British Columbians overwhelmed by post-holiday electronic consumption

VANCOUVER: New research from BC Hydro finds British Columbians feel overwhelmed by the amount of electronics, and other items accumulated over the holidays.  

A recent survey1 commissioned by BC Hydro finds almost three-quarters of British Columbians admit to feeling overwhelmed by the amount of electronics and other items they have accumulated post-holidays. This includes over 13 per cent that feel they have more electronics than they need. The research also found:

  • 22 per cent opted to give tech or electronic gifts during the holidays.
  • Over 50 per cent purchased electronics during Boxing Day sale.
  • 20 per cent purchased electronics on Black Friday and Cyber Monday.
  • Of those that purchase or are gifted the newer model of a device, such as the latest iPhone, 16 per cent will hold on to the older model as well.  

BC Hydro datashows that British Columbians have 50 per cent more electronics today, compared to 2010. The electricity used by smaller electronics has increased by nearly 150 per cent – from seven per cent to 17 per cent since the early 1990s.

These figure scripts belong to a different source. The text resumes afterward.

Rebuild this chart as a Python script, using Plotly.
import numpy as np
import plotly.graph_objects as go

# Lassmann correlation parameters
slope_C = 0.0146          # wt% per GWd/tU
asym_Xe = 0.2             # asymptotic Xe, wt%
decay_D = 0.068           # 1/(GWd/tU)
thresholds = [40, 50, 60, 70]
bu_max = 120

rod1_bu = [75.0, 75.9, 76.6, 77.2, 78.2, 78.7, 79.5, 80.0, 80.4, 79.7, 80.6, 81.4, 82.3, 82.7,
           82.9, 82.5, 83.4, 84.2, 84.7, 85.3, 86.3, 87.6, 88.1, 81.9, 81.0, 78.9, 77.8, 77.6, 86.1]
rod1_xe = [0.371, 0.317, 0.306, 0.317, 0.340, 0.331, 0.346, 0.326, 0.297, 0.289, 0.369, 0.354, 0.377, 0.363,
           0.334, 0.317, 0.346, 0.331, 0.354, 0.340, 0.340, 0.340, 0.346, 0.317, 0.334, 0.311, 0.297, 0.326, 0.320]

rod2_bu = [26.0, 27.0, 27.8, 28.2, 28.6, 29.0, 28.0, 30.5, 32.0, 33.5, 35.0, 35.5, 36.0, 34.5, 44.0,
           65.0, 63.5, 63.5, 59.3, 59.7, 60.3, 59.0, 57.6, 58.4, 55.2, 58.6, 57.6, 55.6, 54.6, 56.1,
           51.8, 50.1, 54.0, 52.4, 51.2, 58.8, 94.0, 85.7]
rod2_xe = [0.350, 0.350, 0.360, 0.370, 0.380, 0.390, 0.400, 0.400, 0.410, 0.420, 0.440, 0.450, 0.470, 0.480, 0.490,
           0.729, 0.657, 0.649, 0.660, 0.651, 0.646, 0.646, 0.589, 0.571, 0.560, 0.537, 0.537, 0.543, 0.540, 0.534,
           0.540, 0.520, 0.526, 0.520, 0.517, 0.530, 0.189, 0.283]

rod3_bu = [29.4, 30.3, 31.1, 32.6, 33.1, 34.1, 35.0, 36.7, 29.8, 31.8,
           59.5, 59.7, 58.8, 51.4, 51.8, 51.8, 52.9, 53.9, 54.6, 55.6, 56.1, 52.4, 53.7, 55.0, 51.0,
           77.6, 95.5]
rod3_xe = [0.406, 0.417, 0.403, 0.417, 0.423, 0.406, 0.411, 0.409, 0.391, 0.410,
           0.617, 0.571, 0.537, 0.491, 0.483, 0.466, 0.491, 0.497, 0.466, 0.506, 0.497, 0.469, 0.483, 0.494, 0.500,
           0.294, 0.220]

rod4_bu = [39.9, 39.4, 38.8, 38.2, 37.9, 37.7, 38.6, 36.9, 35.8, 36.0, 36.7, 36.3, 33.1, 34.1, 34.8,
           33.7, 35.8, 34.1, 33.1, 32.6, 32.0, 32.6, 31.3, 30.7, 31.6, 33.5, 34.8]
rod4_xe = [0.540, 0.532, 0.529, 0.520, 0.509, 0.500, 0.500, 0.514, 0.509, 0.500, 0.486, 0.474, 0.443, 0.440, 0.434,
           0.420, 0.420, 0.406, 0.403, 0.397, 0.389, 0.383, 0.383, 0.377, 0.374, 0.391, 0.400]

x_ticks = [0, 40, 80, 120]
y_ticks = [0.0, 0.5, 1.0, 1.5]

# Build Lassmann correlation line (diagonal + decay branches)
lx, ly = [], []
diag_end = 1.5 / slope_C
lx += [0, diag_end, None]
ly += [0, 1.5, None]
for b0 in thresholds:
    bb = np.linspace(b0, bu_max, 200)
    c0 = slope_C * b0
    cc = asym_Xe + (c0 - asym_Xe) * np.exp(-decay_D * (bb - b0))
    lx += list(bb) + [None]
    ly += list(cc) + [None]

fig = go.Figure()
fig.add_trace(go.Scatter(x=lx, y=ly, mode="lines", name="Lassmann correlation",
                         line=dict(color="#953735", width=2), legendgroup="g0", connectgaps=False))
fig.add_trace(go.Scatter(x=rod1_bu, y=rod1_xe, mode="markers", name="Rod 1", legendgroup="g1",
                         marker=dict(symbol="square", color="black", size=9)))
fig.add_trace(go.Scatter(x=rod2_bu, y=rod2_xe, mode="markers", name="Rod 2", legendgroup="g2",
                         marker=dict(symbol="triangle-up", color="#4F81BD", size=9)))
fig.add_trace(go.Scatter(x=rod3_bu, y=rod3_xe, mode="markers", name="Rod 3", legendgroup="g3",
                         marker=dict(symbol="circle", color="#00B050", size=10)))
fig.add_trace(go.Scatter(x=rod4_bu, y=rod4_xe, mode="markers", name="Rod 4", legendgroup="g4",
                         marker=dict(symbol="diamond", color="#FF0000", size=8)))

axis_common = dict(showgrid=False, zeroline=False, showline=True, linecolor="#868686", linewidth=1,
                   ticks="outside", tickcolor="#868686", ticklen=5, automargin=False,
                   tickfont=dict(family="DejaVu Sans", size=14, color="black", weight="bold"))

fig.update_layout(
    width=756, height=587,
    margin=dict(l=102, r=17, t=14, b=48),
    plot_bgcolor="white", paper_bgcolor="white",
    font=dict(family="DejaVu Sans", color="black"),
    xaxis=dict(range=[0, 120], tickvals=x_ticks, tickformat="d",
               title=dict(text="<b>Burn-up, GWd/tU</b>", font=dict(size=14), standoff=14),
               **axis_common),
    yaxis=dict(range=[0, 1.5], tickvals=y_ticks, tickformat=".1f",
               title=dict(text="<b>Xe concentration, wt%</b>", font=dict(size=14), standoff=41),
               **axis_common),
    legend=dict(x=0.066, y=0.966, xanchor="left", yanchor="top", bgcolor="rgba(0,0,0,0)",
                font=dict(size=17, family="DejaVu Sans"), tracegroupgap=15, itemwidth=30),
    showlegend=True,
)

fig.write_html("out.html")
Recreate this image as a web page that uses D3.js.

In addition, along with newer devices, the survey found the majority (77 per cent) of British Columbians are still holding on to ‘retro’ electronics, including:      

  • 33 per cent have a VCR
  • Close to 50 per cent have a cassette or CD player
  • 13 per cent have a Discman or Walkman
  • Nearly 30 per cent have an old gaming console, such as a SEGA or Nintendo
  • 66 per cent have a DVD player

In addition to adding clutter to the home, old electronics – especially old televisions – can be a source of standby power when still plugged in. BC Hydro recommends recycling old or unused electronics at a recycling depot, such as one of over 250 Return-It Electronic recycling depots or collection sites in the province.

[1] Online survey conducted by Majid Khoury of 800 British Columbians between September 27 and October 1, 2019.